Until one evening when Carter trashes a dude at a gas station for deigning to speak to her. From there, The Perfect Guy spirals into deeper and deeper levels of overwrought stupidity, as Carter reveals himself to be a sweating, shirtless, camera-planting, e-mail-hacking stalker. Check your watch. It’ll be about 50 minutes before the inevitable shotgun confrontation. In the meantime, we’re treated to scene after head-pounding scene of stultifying dialogue, leery closeups, and clueless cops (represented by Holt McCallany, his real name) who are unable to help.

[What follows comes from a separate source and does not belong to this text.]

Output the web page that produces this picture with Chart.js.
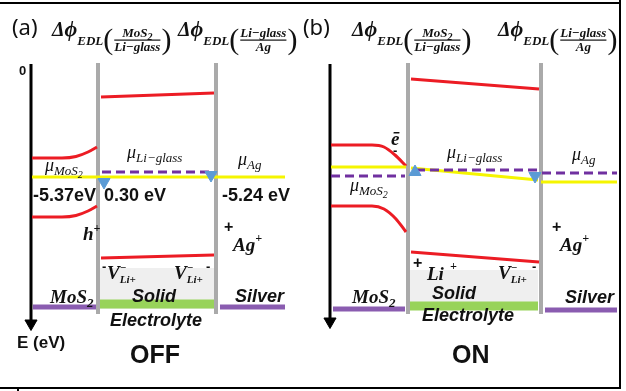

The Perfect Guy is witless, graceless, and juvenile. It reads like a 14-year-old girl’s assumed representation of adult life. It’s high melodrama in the worst possible way, featuring hammy acting, hammy directing, and the hammiest of music; In one amusingly bad scene, Chestnut confronts Ealy in a bar. Note that the diagetic music from within the scene ceases to accommodate their conversation. My moviegoing companion noted that the scene could have been placed wholesale into an episode of Police Squad!

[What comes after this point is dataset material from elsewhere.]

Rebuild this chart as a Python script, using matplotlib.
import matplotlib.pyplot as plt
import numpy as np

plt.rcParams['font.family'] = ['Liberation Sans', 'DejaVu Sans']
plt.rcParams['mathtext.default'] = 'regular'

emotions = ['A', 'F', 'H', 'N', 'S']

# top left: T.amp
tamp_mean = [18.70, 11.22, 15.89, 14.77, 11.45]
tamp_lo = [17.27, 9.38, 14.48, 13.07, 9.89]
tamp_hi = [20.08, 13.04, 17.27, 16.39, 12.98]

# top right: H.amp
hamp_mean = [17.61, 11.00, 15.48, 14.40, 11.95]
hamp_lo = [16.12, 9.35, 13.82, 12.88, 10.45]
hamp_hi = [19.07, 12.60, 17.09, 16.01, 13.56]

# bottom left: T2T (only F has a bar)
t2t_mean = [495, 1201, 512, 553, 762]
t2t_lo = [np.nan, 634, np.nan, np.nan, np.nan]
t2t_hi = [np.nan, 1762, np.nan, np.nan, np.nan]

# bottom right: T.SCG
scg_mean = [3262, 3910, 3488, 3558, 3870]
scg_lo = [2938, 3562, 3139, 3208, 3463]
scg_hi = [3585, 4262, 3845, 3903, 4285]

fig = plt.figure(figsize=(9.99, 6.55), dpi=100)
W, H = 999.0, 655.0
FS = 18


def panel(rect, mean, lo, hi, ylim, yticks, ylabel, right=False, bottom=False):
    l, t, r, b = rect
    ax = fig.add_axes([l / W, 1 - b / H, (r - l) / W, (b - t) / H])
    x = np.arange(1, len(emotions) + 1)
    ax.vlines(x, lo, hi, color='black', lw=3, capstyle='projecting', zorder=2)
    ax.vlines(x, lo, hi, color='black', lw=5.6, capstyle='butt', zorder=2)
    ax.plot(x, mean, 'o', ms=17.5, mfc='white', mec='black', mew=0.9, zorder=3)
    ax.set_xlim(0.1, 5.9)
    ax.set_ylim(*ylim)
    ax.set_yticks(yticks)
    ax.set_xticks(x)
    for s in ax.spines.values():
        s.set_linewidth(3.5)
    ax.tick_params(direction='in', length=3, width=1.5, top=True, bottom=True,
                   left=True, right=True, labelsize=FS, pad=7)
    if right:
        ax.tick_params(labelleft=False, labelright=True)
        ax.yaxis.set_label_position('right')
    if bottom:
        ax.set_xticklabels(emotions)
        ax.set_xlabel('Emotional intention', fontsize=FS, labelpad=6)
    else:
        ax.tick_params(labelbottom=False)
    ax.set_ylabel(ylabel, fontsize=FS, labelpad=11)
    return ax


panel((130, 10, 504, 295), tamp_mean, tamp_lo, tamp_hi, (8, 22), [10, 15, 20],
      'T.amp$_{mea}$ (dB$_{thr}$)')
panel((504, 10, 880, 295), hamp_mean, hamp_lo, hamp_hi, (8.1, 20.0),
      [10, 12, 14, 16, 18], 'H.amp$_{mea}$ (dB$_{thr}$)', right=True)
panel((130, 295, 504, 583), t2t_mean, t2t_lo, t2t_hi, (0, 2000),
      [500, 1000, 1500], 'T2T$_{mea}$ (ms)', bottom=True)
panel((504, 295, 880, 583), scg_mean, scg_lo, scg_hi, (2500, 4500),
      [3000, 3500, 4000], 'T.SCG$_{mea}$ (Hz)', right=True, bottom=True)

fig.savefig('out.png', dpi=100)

To compound the idiotic screenplay, The Perfect Guy is edited bluntly and furiously, leaving the most casual scenes feeling choppy and incomplete. It also seems to be filmed through a strange milky filter that leaves the images bland, colorless, and indistinct. This is an unattractive movie. Which is a marvel, seeing as it stars such attractive leads.

Screen Gems

There is a certain joy to be taken from thick-headed sex films like The Perfect Guy; sometimes prurient idiocy is the perfect way to pass the time. And I must admit to having a hearty, deep-bellied chuckle at my midnight screening, surrounded by chatty drunks and lovers of camp. But the greater pleasures of the genre typically come from more sexual channels: I ordered a heaping helping of nudity and violence, thank you. A single scene of Sanaa Lathan and Michael Ealy getting it on in a filthy, filthy public restroom is not enough (and seriously, those two should get tetanus shots after rubbing their bare buttocks on that rusty sink). Is it enough to laugh at such an awful film? Not this time.

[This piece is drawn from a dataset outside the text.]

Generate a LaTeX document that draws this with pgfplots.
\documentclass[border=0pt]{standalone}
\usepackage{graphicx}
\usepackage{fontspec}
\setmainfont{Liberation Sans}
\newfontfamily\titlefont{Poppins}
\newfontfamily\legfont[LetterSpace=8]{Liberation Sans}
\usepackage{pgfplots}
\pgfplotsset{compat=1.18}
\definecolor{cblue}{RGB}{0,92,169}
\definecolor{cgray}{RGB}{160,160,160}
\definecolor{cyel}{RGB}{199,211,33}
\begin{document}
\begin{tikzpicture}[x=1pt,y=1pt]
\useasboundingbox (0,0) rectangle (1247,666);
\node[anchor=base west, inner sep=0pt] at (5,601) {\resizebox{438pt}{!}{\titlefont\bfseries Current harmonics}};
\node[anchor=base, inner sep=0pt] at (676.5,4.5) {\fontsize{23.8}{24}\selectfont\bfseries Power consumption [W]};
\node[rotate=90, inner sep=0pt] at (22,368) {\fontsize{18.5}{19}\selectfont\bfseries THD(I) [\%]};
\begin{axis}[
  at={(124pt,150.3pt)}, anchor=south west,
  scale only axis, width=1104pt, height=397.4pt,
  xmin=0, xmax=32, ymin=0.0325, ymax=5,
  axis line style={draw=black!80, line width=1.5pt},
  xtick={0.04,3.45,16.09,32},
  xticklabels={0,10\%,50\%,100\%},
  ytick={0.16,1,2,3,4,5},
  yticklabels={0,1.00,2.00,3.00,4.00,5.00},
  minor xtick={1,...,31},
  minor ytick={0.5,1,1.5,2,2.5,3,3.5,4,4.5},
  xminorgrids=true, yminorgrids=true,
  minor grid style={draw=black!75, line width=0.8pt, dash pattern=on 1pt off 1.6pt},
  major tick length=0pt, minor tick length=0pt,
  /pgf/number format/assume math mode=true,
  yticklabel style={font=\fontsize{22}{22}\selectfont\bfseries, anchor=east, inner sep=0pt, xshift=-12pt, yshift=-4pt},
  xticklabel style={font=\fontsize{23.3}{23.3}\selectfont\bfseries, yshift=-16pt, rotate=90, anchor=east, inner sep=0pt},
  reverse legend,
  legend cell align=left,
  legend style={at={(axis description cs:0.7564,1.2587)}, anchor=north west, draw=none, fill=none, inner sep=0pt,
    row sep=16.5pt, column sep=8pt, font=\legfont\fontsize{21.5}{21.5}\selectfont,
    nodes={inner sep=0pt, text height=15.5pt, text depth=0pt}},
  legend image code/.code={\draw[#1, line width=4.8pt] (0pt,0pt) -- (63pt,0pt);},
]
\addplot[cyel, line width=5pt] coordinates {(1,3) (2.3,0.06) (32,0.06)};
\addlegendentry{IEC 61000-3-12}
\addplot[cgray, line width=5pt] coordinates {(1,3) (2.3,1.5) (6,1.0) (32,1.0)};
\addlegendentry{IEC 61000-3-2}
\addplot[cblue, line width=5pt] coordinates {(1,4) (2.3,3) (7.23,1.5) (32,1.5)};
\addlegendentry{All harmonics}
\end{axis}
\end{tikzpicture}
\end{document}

There has been a recent trend of sex-leaning-yet-neutered erotic thrillers starring African American casts, from N-Secure to Obsessed to No Good Deed to the truly daffy Tyler Perry’s Temptation: Confessions of a Marriage Counselor. These are simplified, moralizing, melodramatic movies that bank on exploitation tropes, but rarely have the moxie to actually go balls-to-the-wall, so to speak. When taken as a whole, one may find a certain degree of ironic, camp-loving satisfaction. Individually, however, they’re largely dumb.